### Aim:
Return each line of the data below verbatim; pictures are to be left out.
-- Start of Exercise materials --
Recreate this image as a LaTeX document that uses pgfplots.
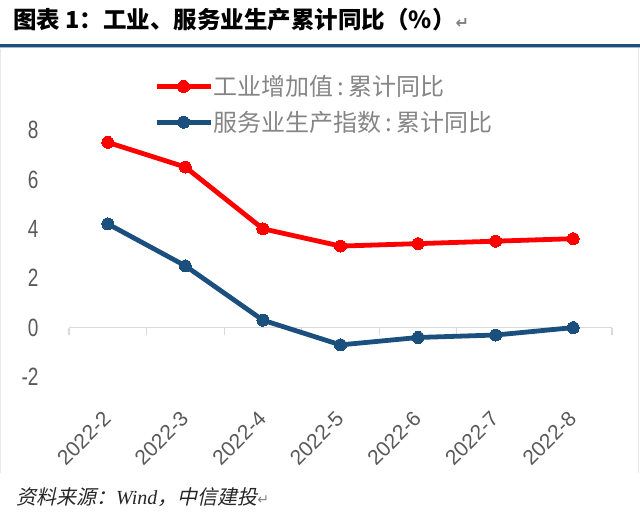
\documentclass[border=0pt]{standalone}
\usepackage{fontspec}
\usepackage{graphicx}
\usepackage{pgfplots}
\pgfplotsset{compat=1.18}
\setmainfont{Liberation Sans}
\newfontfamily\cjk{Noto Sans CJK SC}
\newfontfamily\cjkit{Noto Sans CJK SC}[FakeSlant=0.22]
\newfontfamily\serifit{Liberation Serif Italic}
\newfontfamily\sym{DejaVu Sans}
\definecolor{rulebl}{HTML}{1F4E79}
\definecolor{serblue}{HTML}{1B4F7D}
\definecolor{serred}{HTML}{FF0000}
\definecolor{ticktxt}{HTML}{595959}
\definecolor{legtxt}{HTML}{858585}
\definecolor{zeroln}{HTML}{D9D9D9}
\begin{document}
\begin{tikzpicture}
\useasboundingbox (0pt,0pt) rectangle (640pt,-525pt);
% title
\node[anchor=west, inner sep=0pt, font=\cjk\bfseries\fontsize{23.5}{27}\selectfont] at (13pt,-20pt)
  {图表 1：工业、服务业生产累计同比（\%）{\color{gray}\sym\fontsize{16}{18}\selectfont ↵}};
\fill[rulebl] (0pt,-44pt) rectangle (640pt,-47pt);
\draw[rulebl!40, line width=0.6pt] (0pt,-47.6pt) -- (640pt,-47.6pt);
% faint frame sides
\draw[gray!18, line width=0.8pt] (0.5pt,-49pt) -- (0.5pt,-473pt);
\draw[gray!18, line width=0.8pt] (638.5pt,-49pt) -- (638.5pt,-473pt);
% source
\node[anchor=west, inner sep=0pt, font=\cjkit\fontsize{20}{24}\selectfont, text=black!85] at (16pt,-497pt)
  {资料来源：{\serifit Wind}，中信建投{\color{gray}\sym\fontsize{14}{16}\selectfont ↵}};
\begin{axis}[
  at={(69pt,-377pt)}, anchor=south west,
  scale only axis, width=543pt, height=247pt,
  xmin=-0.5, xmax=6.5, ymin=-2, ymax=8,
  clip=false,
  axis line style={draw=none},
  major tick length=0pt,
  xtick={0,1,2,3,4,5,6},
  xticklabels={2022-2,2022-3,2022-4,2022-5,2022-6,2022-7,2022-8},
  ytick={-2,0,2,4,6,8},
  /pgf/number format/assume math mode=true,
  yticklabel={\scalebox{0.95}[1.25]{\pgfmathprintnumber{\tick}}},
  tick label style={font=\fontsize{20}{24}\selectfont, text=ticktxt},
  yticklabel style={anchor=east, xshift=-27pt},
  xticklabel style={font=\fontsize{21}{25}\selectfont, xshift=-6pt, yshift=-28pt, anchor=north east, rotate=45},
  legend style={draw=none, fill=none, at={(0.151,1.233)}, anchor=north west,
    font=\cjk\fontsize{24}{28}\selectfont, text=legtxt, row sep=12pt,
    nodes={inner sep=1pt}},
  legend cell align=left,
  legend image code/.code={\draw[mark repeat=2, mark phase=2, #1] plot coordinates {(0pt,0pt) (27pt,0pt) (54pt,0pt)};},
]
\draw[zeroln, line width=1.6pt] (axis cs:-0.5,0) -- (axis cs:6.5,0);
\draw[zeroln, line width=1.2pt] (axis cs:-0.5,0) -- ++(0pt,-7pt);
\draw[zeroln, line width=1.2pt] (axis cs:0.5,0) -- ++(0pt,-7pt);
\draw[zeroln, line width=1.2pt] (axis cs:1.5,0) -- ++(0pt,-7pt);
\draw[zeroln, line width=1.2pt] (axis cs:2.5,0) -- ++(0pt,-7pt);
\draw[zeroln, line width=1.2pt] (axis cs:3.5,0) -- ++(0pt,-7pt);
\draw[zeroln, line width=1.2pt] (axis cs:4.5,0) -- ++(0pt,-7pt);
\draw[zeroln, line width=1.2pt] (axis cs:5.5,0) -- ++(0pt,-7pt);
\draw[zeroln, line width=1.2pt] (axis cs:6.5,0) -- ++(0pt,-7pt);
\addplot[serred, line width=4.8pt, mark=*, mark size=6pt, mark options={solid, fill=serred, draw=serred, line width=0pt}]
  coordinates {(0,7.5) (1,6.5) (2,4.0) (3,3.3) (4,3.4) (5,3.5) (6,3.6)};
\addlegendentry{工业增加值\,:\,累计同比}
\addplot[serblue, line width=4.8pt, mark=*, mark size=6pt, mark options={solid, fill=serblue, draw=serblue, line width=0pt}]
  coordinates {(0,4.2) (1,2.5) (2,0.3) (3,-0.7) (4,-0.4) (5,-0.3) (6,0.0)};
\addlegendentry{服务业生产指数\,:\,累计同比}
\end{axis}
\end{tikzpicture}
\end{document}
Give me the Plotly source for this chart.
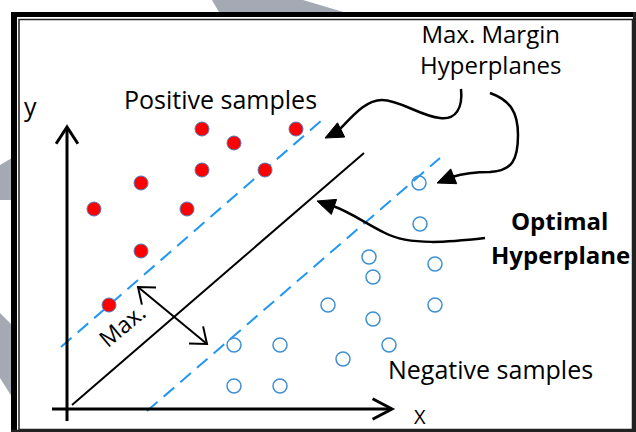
-- End of Exercise materials --
### Output below:
Recreate this image as a LaTeX document that uses pgfplots.
\documentclass[border=0pt]{standalone}
\usepackage{fontspec}
\usepackage{graphicx}
\usepackage{pgfplots}
\pgfplotsset{compat=1.18}
\setmainfont{Liberation Sans}
\newfontfamily\cjk{Noto Sans CJK SC}
\newfontfamily\cjkit{Noto Sans CJK SC}[FakeSlant=0.22]
\newfontfamily\serifit{Liberation Serif Italic}
\newfontfamily\sym{DejaVu Sans}
\definecolor{rulebl}{HTML}{1F4E79}
\definecolor{serblue}{HTML}{1B4F7D}
\definecolor{serred}{HTML}{FF0000}
\definecolor{ticktxt}{HTML}{595959}
\definecolor{legtxt}{HTML}{858585}
\definecolor{zeroln}{HTML}{D9D9D9}
\begin{document}
\begin{tikzpicture}
\useasboundingbox (0pt,0pt) rectangle (640pt,-525pt);
% title
\node[anchor=west, inner sep=0pt, font=\cjk\bfseries\fontsize{23.5}{27}\selectfont] at (13pt,-20pt)
  {图表 1：工业、服务业生产累计同比（\%）{\color{gray}\sym\fontsize{16}{18}\selectfont ↵}};
\fill[rulebl] (0pt,-44pt) rectangle (640pt,-47pt);
\draw[rulebl!40, line width=0.6pt] (0pt,-47.6pt) -- (640pt,-47.6pt);
% faint frame sides
\draw[gray!18, line width=0.8pt] (0.5pt,-49pt) -- (0.5pt,-473pt);
\draw[gray!18, line width=0.8pt] (638.5pt,-49pt) -- (638.5pt,-473pt);
% source
\node[anchor=west, inner sep=0pt, font=\cjkit\fontsize{20}{24}\selectfont, text=black!85] at (16pt,-497pt)
  {资料来源：{\serifit Wind}，中信建投{\color{gray}\sym\fontsize{14}{16}\selectfont ↵}};
\begin{axis}[
  at={(69pt,-377pt)}, anchor=south west,
  scale only axis, width=543pt, height=247pt,
  xmin=-0.5, xmax=6.5, ymin=-2, ymax=8,
  clip=false,
  axis line style={draw=none},
  major tick length=0pt,
  xtick={0,1,2,3,4,5,6},
  xticklabels={2022-2,2022-3,2022-4,2022-5,2022-6,2022-7,2022-8},
  ytick={-2,0,2,4,6,8},
  /pgf/number format/assume math mode=true,
  yticklabel={\scalebox{0.95}[1.25]{\pgfmathprintnumber{\tick}}},
  tick label style={font=\fontsize{20}{24}\selectfont, text=ticktxt},
  yticklabel style={anchor=east, xshift=-27pt},
  xticklabel style={font=\fontsize{21}{25}\selectfont, xshift=-6pt, yshift=-28pt, anchor=north east, rotate=45},
  legend style={draw=none, fill=none, at={(0.151,1.233)}, anchor=north west,
    font=\cjk\fontsize{24}{28}\selectfont, text=legtxt, row sep=12pt,
    nodes={inner sep=1pt}},
  legend cell align=left,
  legend image code/.code={\draw[mark repeat=2, mark phase=2, #1] plot coordinates {(0pt,0pt) (27pt,0pt) (54pt,0pt)};},
]
\draw[zeroln, line width=1.6pt] (axis cs:-0.5,0) -- (axis cs:6.5,0);
\draw[zeroln, line width=1.2pt] (axis cs:-0.5,0) -- ++(0pt,-7pt);
\draw[zeroln, line width=1.2pt] (axis cs:0.5,0) -- ++(0pt,-7pt);
\draw[zeroln, line width=1.2pt] (axis cs:1.5,0) -- ++(0pt,-7pt);
\draw[zeroln, line width=1.2pt] (axis cs:2.5,0) -- ++(0pt,-7pt);
\draw[zeroln, line width=1.2pt] (axis cs:3.5,0) -- ++(0pt,-7pt);
\draw[zeroln, line width=1.2pt] (axis cs:4.5,0) -- ++(0pt,-7pt);
\draw[zeroln, line width=1.2pt] (axis cs:5.5,0) -- ++(0pt,-7pt);
\draw[zeroln, line width=1.2pt] (axis cs:6.5,0) -- ++(0pt,-7pt);
\addplot[serred, line width=4.8pt, mark=*, mark size=6pt, mark options={solid, fill=serred, draw=serred, line width=0pt}]
  coordinates {(0,7.5) (1,6.5) (2,4.0) (3,3.3) (4,3.4) (5,3.5) (6,3.6)};
\addlegendentry{工业增加值\,:\,累计同比}
\addplot[serblue, line width=4.8pt, mark=*, mark size=6pt, mark options={solid, fill=serblue, draw=serblue, line width=0pt}]
  coordinates {(0,4.2) (1,2.5) (2,0.3) (3,-0.7) (4,-0.4) (5,-0.3) (6,0.0)};
\addlegendentry{服务业生产指数\,:\,累计同比}
\end{axis}
\end{tikzpicture}
\end{document}
Give me the Plotly source for this chart.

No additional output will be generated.